Low-k materials are an integral component in the advancement of semiconductor device performance by reducing parasitic capacitance and enabling faster device switching for a given thickness compared to traditional dielectric materials such as SiO2. With the advances in logic scaling, low-k materials are increasingly more prominent in the structures of advanced devices. For example, low-k materials are essential as the spacer material to provide both etch selectivity between dielectric materials and electrical isolation in field effect transistors. Consequently, the integration of low-k materials requires that the etch behavior of these materials be well understood so that the device structures can be reliably and reproducibly fabricated. In this study, the authors used a high-density plasma reactor with benchmark CF4- and NF3-based process chemistries to etch low-k materials including SiCN, SiOCN, and SiBCN in addition to Si, SiO2, and SiN reference materials. Numerous characterization techniques were utilized to understand the relationships between the plasma conditions, the evolution of the surface chemistry of the materials, and the resulting etch behavior.

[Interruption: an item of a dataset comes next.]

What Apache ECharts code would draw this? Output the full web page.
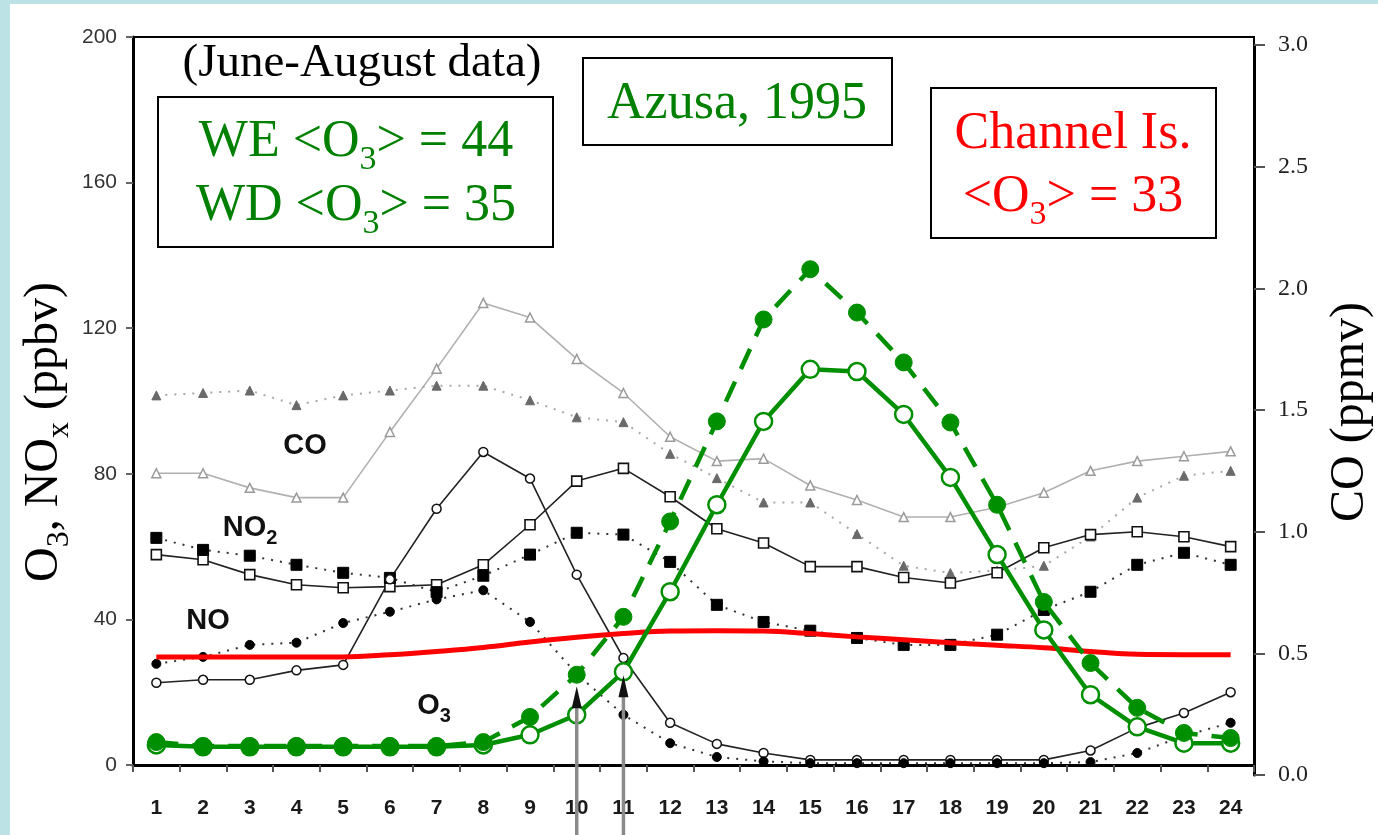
<!DOCTYPE html>
<html>
<head>
<meta charset="utf-8">
<script src="https://cdn.jsdelivr.net/npm/echarts@6/dist/echarts.min.js"></script>
<style>
html,body{margin:0;padding:0;background:#ffffff;}
#chart{width:1378px;height:835px;}
</style>
</head>
<body>
<div id="chart"></div>
<script>
// ---- data ----
const hours = ['1','2','3','4','5','6','7','8','9','10','11','12','13','14','15','16','17','18','19','20','21','22','23','24'];
const leftTicks = [0, 40, 80, 120, 160, 200];
const rightTicks = [0.0, 0.5, 1.0, 1.5, 2.0, 2.5, 3.0];
// CO (ppmv), right axis
const coWeekday = [1.24,1.24,1.18,1.14,1.14,1.41,1.67,1.94,1.88,1.71,1.57,1.39,1.29,1.30,1.19,1.13,1.06,1.06,1.10,1.16,1.25,1.29,1.31,1.33];
const coWeekend = [1.56,1.57,1.58,1.52,1.56,1.58,1.60,1.60,1.54,1.47,1.45,1.32,1.22,1.12,1.12,0.99,0.86,0.83,0.84,0.86,0.98,1.14,1.23,1.25];
// NO2 (ppbv)
const no2Weekday = [57.8,56.4,52.3,49.5,48.7,49,49.5,55,66,78,81.5,73.7,64.9,61,54.5,54.5,51.5,50,52.8,59.7,63.3,64.1,62.7,60];
const no2Weekend = [62.4,59.1,57.5,55,52.8,51.4,47.5,52,57.8,63.8,63.3,55.8,44,39.3,36.9,34.9,33,33,35.8,42.6,47.6,55,58.3,55];
// NO (ppbv)
const noWeekday = [22.6,23.4,23.4,26,27.5,51,70.4,86,78.7,52.3,29.4,11.6,5.8,3.3,1.4,1.4,1.4,1.4,1.4,1.4,4,10.2,14.3,20];
const noWeekend = [27.8,29.7,33,33.6,39,42.1,45.5,48,39.3,25,13.8,6,2.2,1,0.5,0.5,0.5,0.5,0.5,0.5,0.8,3.3,8,11.6];
// O3 Azusa (ppbv)
const o3Weekend = [6.3,5.2,5.2,5.2,5.2,5.2,5.2,6.3,13.2,24.8,40.7,66.9,94.4,122.4,136.2,124.3,110.6,94.1,71.5,44.8,28,15.7,8.8,7.4];
const o3Weekday = [5.5,5,5,5,5,5,5,5.5,8.3,13.8,25.6,47.6,71.5,94.4,108.7,108.1,96.3,79,57.8,37.1,19.3,10.5,6,6];
// O3 Channel Islands (ppbv)
const o3Channel = [29.7,29.7,29.7,29.7,29.7,30.3,31.2,32.3,33.8,35.1,36.1,36.8,36.9,36.8,36.1,35.2,34.4,33.6,32.9,32.2,31.2,30.4,30.3,30.3];
// arrows at hours 10 and 11 (tip values, ppbv)
const arrowHours = ['10', '11'];
const arrowTips = [20, 23];

const GREEN = '#008f00';
const TEXTGREEN = '#008000';
const SERIF = '"Liberation Serif", "Times New Roman", serif';
const SANS = '"Liberation Sans", Arial, sans-serif';

const chart = echarts.init(document.getElementById('chart'), null, {renderer: 'canvas'});

function box(x, y, w, h) {
  return {type: 'rect', shape: {x: x, y: y, width: w, height: h}, style: {fill: '#fff', stroke: '#000', lineWidth: 2}, z: 50};
}
function txt(x, y, text, rich, extra) {
  return Object.assign({type: 'text', x: x, y: y, z: 60,
    style: {text: text, rich: rich, align: 'center', verticalAlign: 'middle'}}, extra || {});
}
function richSet(color, size, subSize, subPad, family, weight) {
  return {
    n: {fontFamily: family || SERIF, fontWeight: weight || 'normal', fontSize: size, fill: color, color: color, lineHeight: size},
    s: {fontFamily: family || SERIF, fontWeight: weight || 'normal', fontSize: subSize, fill: color, color: color,
        lineHeight: 4, verticalAlign: 'top', padding: [subPad, 0, 0, 0]}
  };
}
const richGreen = richSet(TEXTGREEN, 52, 34, 27);
const richRed = richSet('#ff0000', 52, 34, 27);
const richBlack = richSet('#000', 47, 30, 20);
const richAxis = richSet('#000', 48, 32, 24);
const richLbl = richSet('#111', 29, 20, 15, SANS, 'bold');

const staticGraphics = [
  // cyan page border
  {type: 'rect', shape: {x: 0, y: 0, width: 1378, height: 4}, style: {fill: '#bde2e5'}, z: 100},
  {type: 'rect', shape: {x: 0, y: 0, width: 10, height: 835}, style: {fill: '#bde2e5'}, z: 100},
  // annotation boxes
  txt(362, 64, '{n|(June-August data)}', richBlack),
  box(158, 97, 395, 150),
  txt(356, 142, '{n|WE <O}{s|3}{n|> = 44}', richGreen),
  txt(356, 206, '{n|WD <O}{s|3}{n|> = 35}', richGreen),
  box(583, 58, 309, 87),
  txt(737, 104, '{n|Azusa, 1995}', richGreen),
  box(931, 88, 285, 150),
  txt(1073, 134, '{n|Channel Is.}', richRed),
  txt(1073, 197, '{n|<O}{s|3}{n|> = 33}', richRed),
  // axis names
  txt(44, 432, '{n|O}{s|3}{n|, NO}{s|x}{n| (ppbv)}', richAxis, {rotation: Math.PI / 2}),
  txt(1350, 412, '{n|CO (ppmv)}', richAxis, {rotation: Math.PI / 2}),
  // in-plot species labels
  txt(305, 446, '{n|CO}', richLbl),
  txt(250, 528, '{n|NO}{s|2}', richLbl),
  txt(208, 621, '{n|NO}', richLbl),
  txt(434, 706, '{n|O}{s|3}', richLbl)
];

const option = {
  backgroundColor: '#ffffff',
  animation: false,
  grid: [
    {left: 133, right: 124, top: 37, bottom: 70, show: true, borderColor: '#000', borderWidth: 2, backgroundColor: 'transparent'},
    {left: 133, right: 124, top: 45, bottom: 60, show: false}
  ],
  xAxis: [{
    type: 'category', data: hours, boundaryGap: true, gridIndex: 0,
    axisLine: {lineStyle: {color: '#000', width: 3}},
    axisTick: {show: true, length: 7, lineStyle: {color: '#555', width: 2}},
    axisLabel: {margin: 33, fontFamily: SANS, fontSize: 21, fontWeight: 'bold', color: '#1a1a1a'},
    splitLine: {show: false}
  }, {
    type: 'category', data: hours, boundaryGap: true, gridIndex: 1, show: false
  }],
  yAxis: [
    {type: 'value', gridIndex: 0, min: leftTicks[0], max: leftTicks[leftTicks.length - 1], interval: 40,
     axisLine: {show: true, lineStyle: {color: '#000', width: 3}},
     axisTick: {show: true, length: 7, lineStyle: {color: '#666', width: 2}},
     axisLabel: {margin: 16, fontFamily: SANS, fontSize: 21, color: '#333'},
     splitLine: {show: false}},
    {type: 'value', gridIndex: 1, min: rightTicks[0], max: rightTicks[rightTicks.length - 1], interval: 0.5, position: 'right',
     axisLine: {show: true, lineStyle: {color: '#000', width: 3}},
     axisTick: {show: true, length: 11, lineStyle: {color: '#555', width: 2}},
     axisLabel: {margin: 24, fontFamily: SERIF, fontSize: 24, color: '#222', formatter: v => v.toFixed(1)},
     splitLine: {show: false}}
  ],
  series: [
    {name: 'CO weekday', type: 'line', xAxisIndex: 1, yAxisIndex: 1, data: coWeekday, symbol: 'triangle', symbolSize: 9,
     lineStyle: {color: '#b0b0b0', width: 1.6}, itemStyle: {color: '#fff', borderColor: '#9a9a9a', borderWidth: 1.5}, z: 2},
    {name: 'CO weekend', type: 'line', xAxisIndex: 1, yAxisIndex: 1, data: coWeekend, symbol: 'triangle', symbolSize: 9,
     lineStyle: {color: '#a8a8a8', width: 2, type: [2, 7]}, itemStyle: {color: '#6a6a6a', borderColor: '#6a6a6a', borderWidth: 1}, z: 2},
    {name: 'NO2 weekday', type: 'line', data: no2Weekday, symbol: 'rect', symbolSize: 10,
     lineStyle: {color: '#222', width: 1.6}, itemStyle: {color: '#fff', borderColor: '#111', borderWidth: 1.6}, z: 3},
    {name: 'NO2 weekend', type: 'line', data: no2Weekend, symbol: 'rect', symbolSize: 11,
     lineStyle: {color: '#333', width: 2, type: [2, 7]}, itemStyle: {color: '#000', borderColor: '#000', borderWidth: 1}, z: 3},
    {name: 'NO weekday', type: 'line', data: noWeekday, symbol: 'circle', symbolSize: 9,
     lineStyle: {color: '#222', width: 1.6}, itemStyle: {color: '#fff', borderColor: '#111', borderWidth: 1.5}, z: 3},
    {name: 'NO weekend', type: 'line', data: noWeekend, symbol: 'circle', symbolSize: 9,
     lineStyle: {color: '#333', width: 2, type: [2, 7]}, itemStyle: {color: '#000', borderColor: '#000', borderWidth: 1}, z: 3},
    {name: 'O3 Channel Is.', type: 'line', data: o3Channel, smooth: 0.4, symbol: 'none',
     lineStyle: {color: '#ff0000', width: 5}, z: 4},
    {name: 'O3 Azusa weekday', type: 'line', data: o3Weekday, symbol: 'circle', symbolSize: 17,
     lineStyle: {color: GREEN, width: 4.5}, itemStyle: {color: '#fff', borderColor: GREEN, borderWidth: 2.5}, z: 5},
    {name: 'O3 Azusa weekend', type: 'line', data: o3Weekend, symbol: 'circle', symbolSize: 17,
     lineStyle: {color: GREEN, width: 4.5, type: [22, 14]}, itemStyle: {color: GREEN, borderColor: GREEN, borderWidth: 1}, z: 6}
  ],
  graphic: staticGraphics
};
chart.setOption(option);

// arrows below hours 10 and 11, positioned through the axes
const arrowGraphics = arrowHours.map(function (h, i) {
  const p = chart.convertToPixel({xAxisIndex: 0, yAxisIndex: 0}, [h, arrowTips[i]]);
  const x = p[0], y = p[1];
  return {type: 'group', z: 7, children: [
    {type: 'line', shape: {x1: x, y1: y + 10, x2: x, y2: 835}, style: {stroke: '#8a8a8a', lineWidth: 3.5}, z: 7},
    {type: 'polygon', shape: {points: [[x, y - 6], [x - 5, y + 16], [x + 5, y + 16]]}, style: {fill: '#111'}, z: 8}
  ]};
});
chart.setOption({graphic: staticGraphics.concat(arrowGraphics)});
</script>
</body>
</html>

These techniques consisted of optical emission spectroscopy, spectroscopic ellipsometry, x-ray photoelectron spectroscopy, and attenuated total reflection Fourier transform infrared spectroscopy. The etch behavior of low-k materials under a given etch process is vital for establishing the etch selectivities in multilayer structures that are required to yield complex device geometries. For example, a directly proportional correlation was observed between the etch rate and intrinsic nitrogen concentration of the low-k materials. Potential mechanisms for the observed etch behaviors were explored using modeling and found that the intrinsic nitrogen composition in the low-k materials can result in energetically favorable reactions that result in the weakening and volatilization of the Si–N bond. Identifying the underlying mechanisms for the etch behaviors of low-k materials will provide key guidance into the development of etch processes that integrate these materials in current and future device structures.